Lorsque que nous n’étions pas en accord avec les interprétations de Roman[9] et qu’aucune identité ne nous semblait fiable à proposer, j’ai préféré remettre le nom du modèle entre guillemets, tel que mentionné dans les livres de comptes. Quelques modèles de Rigaud gardent néanmoins encore leur part de mystère. Seule la réapparition de certains tableaux pourra peut-être enfin confirmer l'identité de l’intrigant Monsieur l’armateur ou lever le voile sur les énigmatiques Madame Narcisse et Madame l’inconnue… Enfin, au terme de la relecture des manuscrits, une grande majorité de numéros n’ont pu être reliés à des toiles existantes, ces dernières ayant perdu leur identité au gré des successions, des ventes ou tout simplement des rentoilages. Dans certains cas, et lorsque que nous disposions de sources fiables ou d’une iconographie comparative ou d’un faisceau de présomptions satisfaisant, nous nous sommes tout de même efforcé de procéder à un rapprochement, dans la limite du « vraisemblable ». Nul doute qu’à l’avenir, certains items pourront fusionner, ramenant le total des tableaux du catalogue à un chiffre plus raisonnable.
Par le nombre, la diversité et la constance de ses modèles, par sa propre longévité et sa propension à être acteur de son temps, Hyacinthe Rigaud nous a laissé un matériel d’étude qui semble inépuisable. Notre catalogue raisonné de ses œuvres n’est donc pas un point final mais plutôt une porte ouverte aux nouvelles découvertes.
[1] Un certain nombre d’œuvres autographes aujourd’hui conservées ne sont pourtant pas listées dans les comptes, sans que cela induise un non-paiement du tableau. Il s’agit là d’oublis qui restent assez peu fréquents au regard du nombre total de portraits produits.

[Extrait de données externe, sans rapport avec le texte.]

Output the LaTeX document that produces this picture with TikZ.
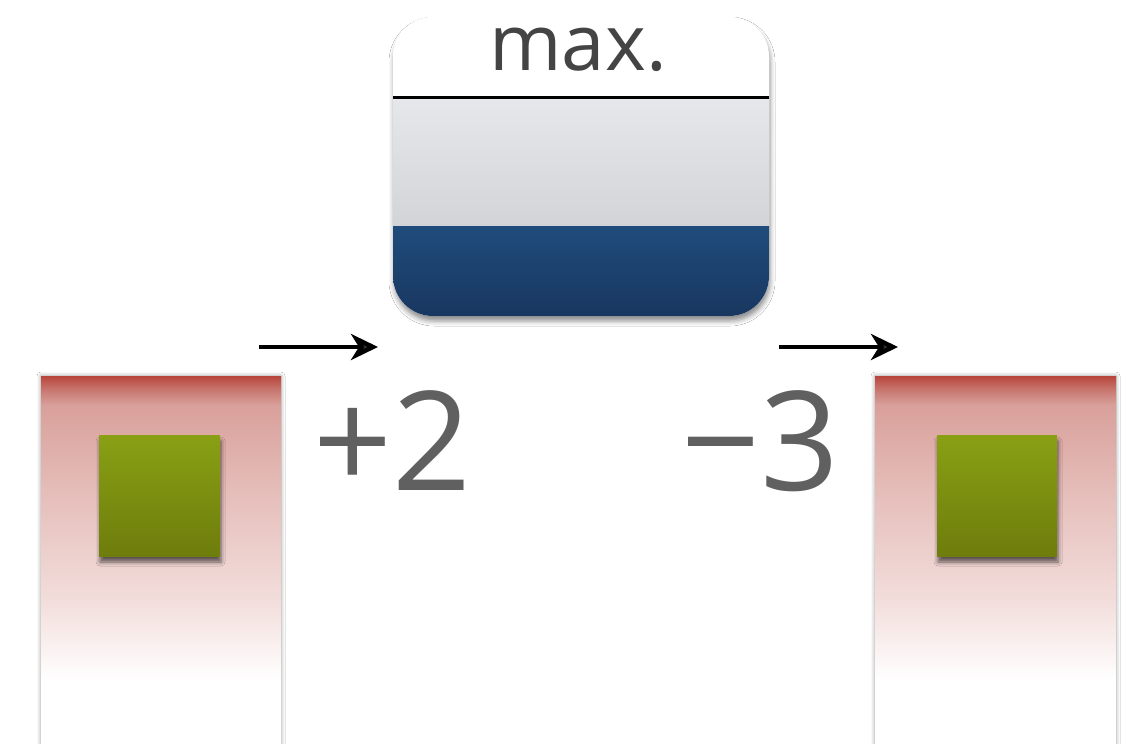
\documentclass[tikz,border=0pt]{standalone}
\usepackage{fontspec}
\setmainfont{Open Sans}
\usetikzlibrary{arrows.meta,shadows.blur}
\definecolor{txtdark}{HTML}{444444}
\definecolor{txtgray}{HTML}{606060}
\definecolor{redtop}{HTML}{B8453C}
\definecolor{redmid}{HTML}{C87870}
\definecolor{redpale}{HTML}{D9A09B}
\definecolor{redlight}{HTML}{E6C0BC}
\definecolor{redfaint}{HTML}{F2DDDB}
\definecolor{graytop}{HTML}{E6E7EA}
\definecolor{graybot}{HTML}{D3D4D7}
\definecolor{bluetop}{HTML}{1F4C7C}
\definecolor{bluebot}{HTML}{193760}
\definecolor{greentop}{HTML}{89A014}
\definecolor{greenbot}{HTML}{6E7D0C}
\pgfdeclareverticalshading{redpanel}{100bp}{%
  color(0bp)=(white); color(25bp)=(white); color(33.7bp)=(white);
  color(44.6bp)=(redfaint); color(58.15bp)=(redlight); color(71.05bp)=(redpale);
  color(73.1bp)=(redmid); color(75bp)=(redtop); color(100bp)=(redtop)}
\tikzset{
  panel/.style={draw=none, shading=redpanel,
    blur shadow={shadow xshift=0pt, shadow yshift=0pt, shadow blur radius=4pt, shadow opacity=40}},
  greenbox/.style={draw=none, top color=greentop, bottom color=greenbot,
    blur shadow={shadow xshift=1pt, shadow yshift=-6pt, shadow blur radius=4pt, shadow opacity=60}},
  flow/.style={line width=4.5pt, -{Stealth[length=27pt,width=26pt,inset=8pt]}},
  bigtxt/.style={text=txtgray, font=\fontsize{138}{138}\selectfont, inner sep=0pt, anchor=base},
}
\begin{document}
\begin{tikzpicture}[x=1pt,y=-1pt]
\useasboundingbox (0,0) rectangle (1127,744);
\fill[white] (0,0) rectangle (1127,744);
% top box
\fill[white, rounded corners=40pt,
  blur shadow={shadow xshift=1pt, shadow yshift=-5pt, shadow blur radius=5pt, shadow opacity=45}]
  (393,17) rectangle (769,316);
\begin{scope}
\clip[rounded corners=40pt] (393,17) rectangle (769,316);
\fill[white] (393,17) rectangle (769,97);
\shade[top color=graytop, bottom color=graybot] (393,99) rectangle (769,226);
\shade[top color=bluetop, bottom color=bluebot] (393,226) rectangle (769,316);
\draw[line width=3pt, black] (393,97.5) -- (769,97.5);
\end{scope}
\node[text=txtdark, font=\fontsize{78}{78}\selectfont, inner sep=0pt, anchor=base] (maxlbl) at (578,70) {max.};
% arrows
\coordinate (a1s) at (259,347);
\coordinate (a1e) at (378,347);
\coordinate (a2s) at (779,347);
\coordinate (a2e) at (898,347);
\draw[flow] (a1s) -- (a1e);
\draw[flow] (a2s) -- (a2e);
% panels
\path[panel] (41,376) rectangle (281,744);
\path[panel] (875,376) rectangle (1116,744);
\path[greenbox] (99,435) rectangle (220,556);
\path[greenbox] (937,435) rectangle (1057,556);
% numbers
\node[bigtxt] (plus) at (392,490) {+2};
\node[bigtxt] (minus) at (760,490) {−3};
\end{tikzpicture}
\end{document}
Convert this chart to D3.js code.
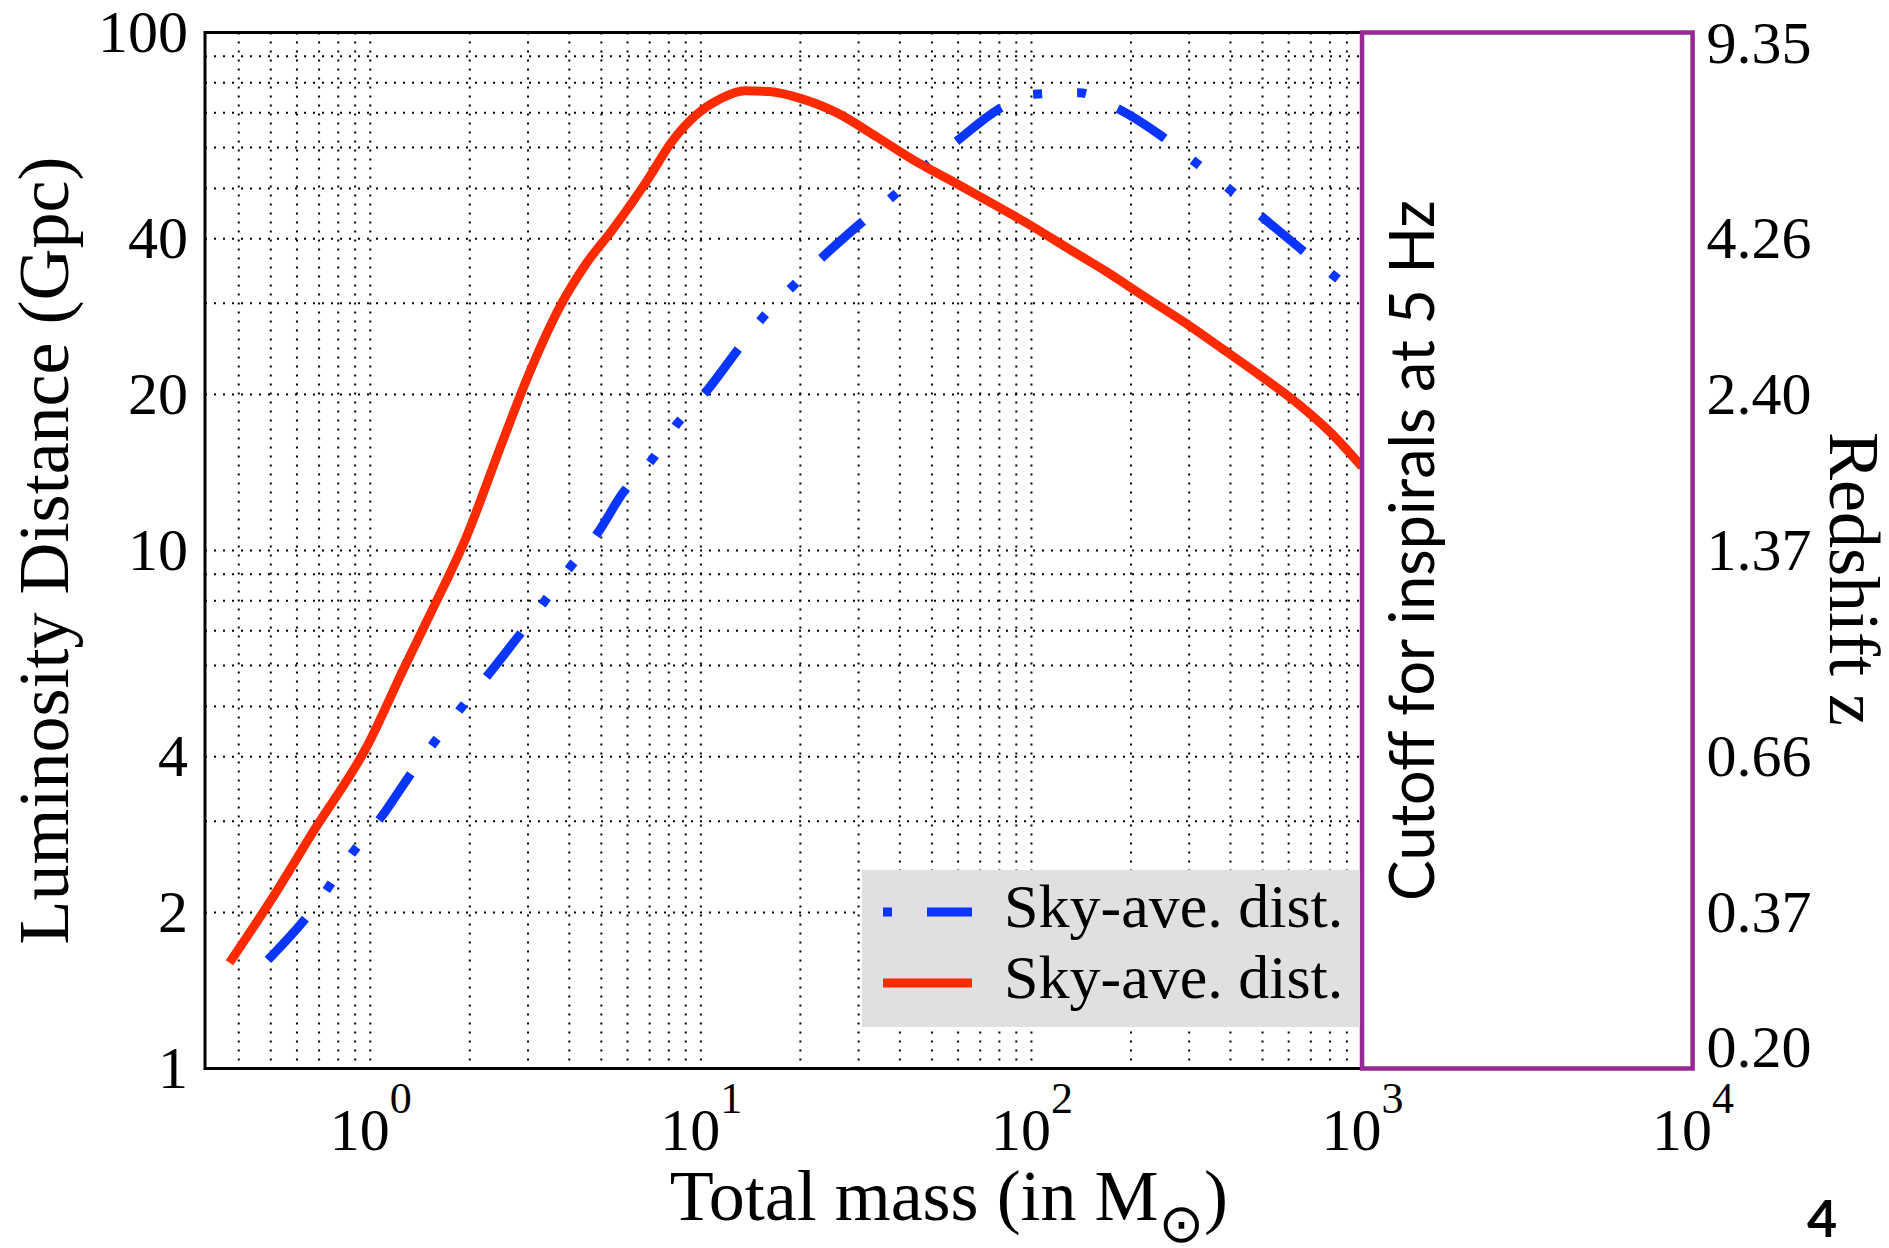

[2] Il était conseiller honoraire et historiographe de l’Académie.
[3] Van Hulst raya la mention, la rajouta en 1696 au folio 12 puis se ravisa en rajoutant en marge « en 1697 ».
[4] Les progrès en terme d’études généalogiques ont parfois pu détromper Roman qui ne connaissait pas forcément les dates de naissance et de décès de certains personnages.
[5] Voir le catalogue de l’exposition Dresde ou le Rêve des princes, Dijon, 2001, p. 136.
[6] Même s’il est tentant d’imaginer Rigaud peignant en 1681, le portrait de Marc-Antoine Charpentier (1643-1704), alors jeune musicien de la Comédie Française.
[7] Voir Gibert, 1890. En 1988, à l’occasion de la restauration des tableaux du musée Granet d’Aix-en-Provence, Bruno Ely fit paraître un article fondateur qui servit de base aux études postérieures. Il y mettait pour la première fois en image, les différents changements apportés par Rigaud aux portraits de Gaspard de Gueidan, notamment le travail de Cellony d’après un dessin de Gueidan lui-même et « l’affaire des fleurs de lys »… Grâce à une campagne de radiographies, toutes ces étapes furent révélées en même temps que les sources écrites étaient mises en regard.
[8] Ainsi, l’année 1703 commence au f° 15 et est suivie par 1704 au f° 16. Elle revient au verso du f° 17 avant de céder la place à 1705 au f° 18. Dans cet intervalle on a une alternance suivante qui ne fut pas respectée par Roman dans sa transcription : Fontaine – Fontaine – Leprieur – Leprieur – Delaunay – Bailleul – Bailleul – Fontaine – Fontaine – Bailleul – Delaunay – Bailleul – Leprieur, etc.
[9] Notamment par ce que l’âge du modèle présumé par Roman ne pouvait correspondre à la date du portrait.